DESCRIPTION OF THE TASK
Write out the entire listing below exactly as it appears, minus any pictures.

<<<<

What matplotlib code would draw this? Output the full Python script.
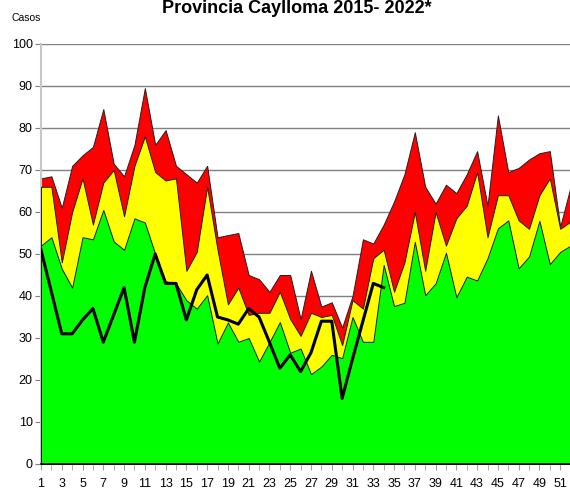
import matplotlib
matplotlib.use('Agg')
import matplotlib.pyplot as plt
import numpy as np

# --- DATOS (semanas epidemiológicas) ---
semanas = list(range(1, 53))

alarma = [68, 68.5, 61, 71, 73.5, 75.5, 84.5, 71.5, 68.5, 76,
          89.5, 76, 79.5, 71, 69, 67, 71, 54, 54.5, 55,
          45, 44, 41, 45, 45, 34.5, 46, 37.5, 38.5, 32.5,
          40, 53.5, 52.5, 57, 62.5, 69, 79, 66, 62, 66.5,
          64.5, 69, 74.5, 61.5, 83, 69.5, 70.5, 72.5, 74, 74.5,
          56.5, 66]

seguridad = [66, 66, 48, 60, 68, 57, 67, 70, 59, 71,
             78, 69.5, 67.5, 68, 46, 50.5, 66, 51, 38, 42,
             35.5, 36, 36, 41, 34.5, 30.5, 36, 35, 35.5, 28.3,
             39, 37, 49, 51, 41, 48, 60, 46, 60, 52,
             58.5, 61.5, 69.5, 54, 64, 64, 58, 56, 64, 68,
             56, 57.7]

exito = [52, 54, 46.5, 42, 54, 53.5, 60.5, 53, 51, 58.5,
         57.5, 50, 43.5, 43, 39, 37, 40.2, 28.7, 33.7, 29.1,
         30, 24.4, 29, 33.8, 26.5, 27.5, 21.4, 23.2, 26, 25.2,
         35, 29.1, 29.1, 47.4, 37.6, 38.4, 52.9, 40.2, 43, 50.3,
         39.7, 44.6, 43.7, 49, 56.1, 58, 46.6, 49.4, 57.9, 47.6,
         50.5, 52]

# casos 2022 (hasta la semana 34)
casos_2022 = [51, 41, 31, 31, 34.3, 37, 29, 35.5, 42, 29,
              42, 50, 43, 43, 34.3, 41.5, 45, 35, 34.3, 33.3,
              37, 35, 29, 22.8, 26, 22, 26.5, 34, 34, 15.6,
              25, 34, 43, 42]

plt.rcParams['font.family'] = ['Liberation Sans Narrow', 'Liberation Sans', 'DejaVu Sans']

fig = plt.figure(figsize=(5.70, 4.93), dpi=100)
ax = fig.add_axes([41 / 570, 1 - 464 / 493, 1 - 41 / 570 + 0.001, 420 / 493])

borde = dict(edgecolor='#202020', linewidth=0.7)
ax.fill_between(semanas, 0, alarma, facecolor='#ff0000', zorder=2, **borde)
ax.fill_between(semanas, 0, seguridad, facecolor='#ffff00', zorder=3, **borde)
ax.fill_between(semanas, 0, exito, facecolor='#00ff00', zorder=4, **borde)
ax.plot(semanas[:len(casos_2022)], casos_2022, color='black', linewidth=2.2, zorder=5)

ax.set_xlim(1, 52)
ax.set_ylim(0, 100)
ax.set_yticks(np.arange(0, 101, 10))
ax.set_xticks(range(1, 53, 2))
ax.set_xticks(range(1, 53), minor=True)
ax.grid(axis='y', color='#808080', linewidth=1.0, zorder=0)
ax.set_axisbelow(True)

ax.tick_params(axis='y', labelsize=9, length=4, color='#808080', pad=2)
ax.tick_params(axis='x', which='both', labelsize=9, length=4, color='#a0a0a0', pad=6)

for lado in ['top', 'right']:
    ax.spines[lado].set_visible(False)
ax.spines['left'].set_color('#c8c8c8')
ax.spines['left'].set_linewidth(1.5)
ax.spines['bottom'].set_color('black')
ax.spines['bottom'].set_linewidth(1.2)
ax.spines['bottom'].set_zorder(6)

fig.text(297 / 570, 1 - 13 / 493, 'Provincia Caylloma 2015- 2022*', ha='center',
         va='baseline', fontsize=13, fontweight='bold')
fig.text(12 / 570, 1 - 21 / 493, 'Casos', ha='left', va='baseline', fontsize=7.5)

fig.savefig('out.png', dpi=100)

>>>>

ANSWER
What matplotlib code would draw this? Output the full Python script.
import matplotlib
matplotlib.use('Agg')
import matplotlib.pyplot as plt
import numpy as np

# --- DATOS (semanas epidemiológicas) ---
semanas = list(range(1, 53))

alarma = [68, 68.5, 61, 71, 73.5, 75.5, 84.5, 71.5, 68.5, 76,
          89.5, 76, 79.5, 71, 69, 67, 71, 54, 54.5, 55,
          45, 44, 41, 45, 45, 34.5, 46, 37.5, 38.5, 32.5,
          40, 53.5, 52.5, 57, 62.5, 69, 79, 66, 62, 66.5,
          64.5, 69, 74.5, 61.5, 83, 69.5, 70.5, 72.5, 74, 74.5,
          56.5, 66]

seguridad = [66, 66, 48, 60, 68, 57, 67, 70, 59, 71,
             78, 69.5, 67.5, 68, 46, 50.5, 66, 51, 38, 42,
             35.5, 36, 36, 41, 34.5, 30.5, 36, 35, 35.5, 28.3,
             39, 37, 49, 51, 41, 48, 60, 46, 60, 52,
             58.5, 61.5, 69.5, 54, 64, 64, 58, 56, 64, 68,
             56, 57.7]

exito = [52, 54, 46.5, 42, 54, 53.5, 60.5, 53, 51, 58.5,
         57.5, 50, 43.5, 43, 39, 37, 40.2, 28.7, 33.7, 29.1,
         30, 24.4, 29, 33.8, 26.5, 27.5, 21.4, 23.2, 26, 25.2,
         35, 29.1, 29.1, 47.4, 37.6, 38.4, 52.9, 40.2, 43, 50.3,
         39.7, 44.6, 43.7, 49, 56.1, 58, 46.6, 49.4, 57.9, 47.6,
         50.5, 52]

# casos 2022 (hasta la semana 34)
casos_2022 = [51, 41, 31, 31, 34.3, 37, 29, 35.5, 42, 29,
              42, 50, 43, 43, 34.3, 41.5, 45, 35, 34.3, 33.3,
              37, 35, 29, 22.8, 26, 22, 26.5, 34, 34, 15.6,
              25, 34, 43, 42]

plt.rcParams['font.family'] = ['Liberation Sans Narrow', 'Liberation Sans', 'DejaVu Sans']

fig = plt.figure(figsize=(5.70, 4.93), dpi=100)
ax = fig.add_axes([41 / 570, 1 - 464 / 493, 1 - 41 / 570 + 0.001, 420 / 493])

borde = dict(edgecolor='#202020', linewidth=0.7)
ax.fill_between(semanas, 0, alarma, facecolor='#ff0000', zorder=2, **borde)
ax.fill_between(semanas, 0, seguridad, facecolor='#ffff00', zorder=3, **borde)
ax.fill_between(semanas, 0, exito, facecolor='#00ff00', zorder=4, **borde)
ax.plot(semanas[:len(casos_2022)], casos_2022, color='black', linewidth=2.2, zorder=5)

ax.set_xlim(1, 52)
ax.set_ylim(0, 100)
ax.set_yticks(np.arange(0, 101, 10))
ax.set_xticks(range(1, 53, 2))
ax.set_xticks(range(1, 53), minor=True)
ax.grid(axis='y', color='#808080', linewidth=1.0, zorder=0)
ax.set_axisbelow(True)

ax.tick_params(axis='y', labelsize=9, length=4, color='#808080', pad=2)
ax.tick_params(axis='x', which='both', labelsize=9, length=4, color='#a0a0a0', pad=6)

for lado in ['top', 'right']:
    ax.spines[lado].set_visible(False)
ax.spines['left'].set_color('#c8c8c8')
ax.spines['left'].set_linewidth(1.5)
ax.spines['bottom'].set_color('black')
ax.spines['bottom'].set_linewidth(1.2)
ax.spines['bottom'].set_zorder(6)

fig.text(297 / 570, 1 - 13 / 493, 'Provincia Caylloma 2015- 2022*', ha='center',
         va='baseline', fontsize=13, fontweight='bold')
fig.text(12 / 570, 1 - 21 / 493, 'Casos', ha='left', va='baseline', fontsize=7.5)

fig.savefig('out.png', dpi=100)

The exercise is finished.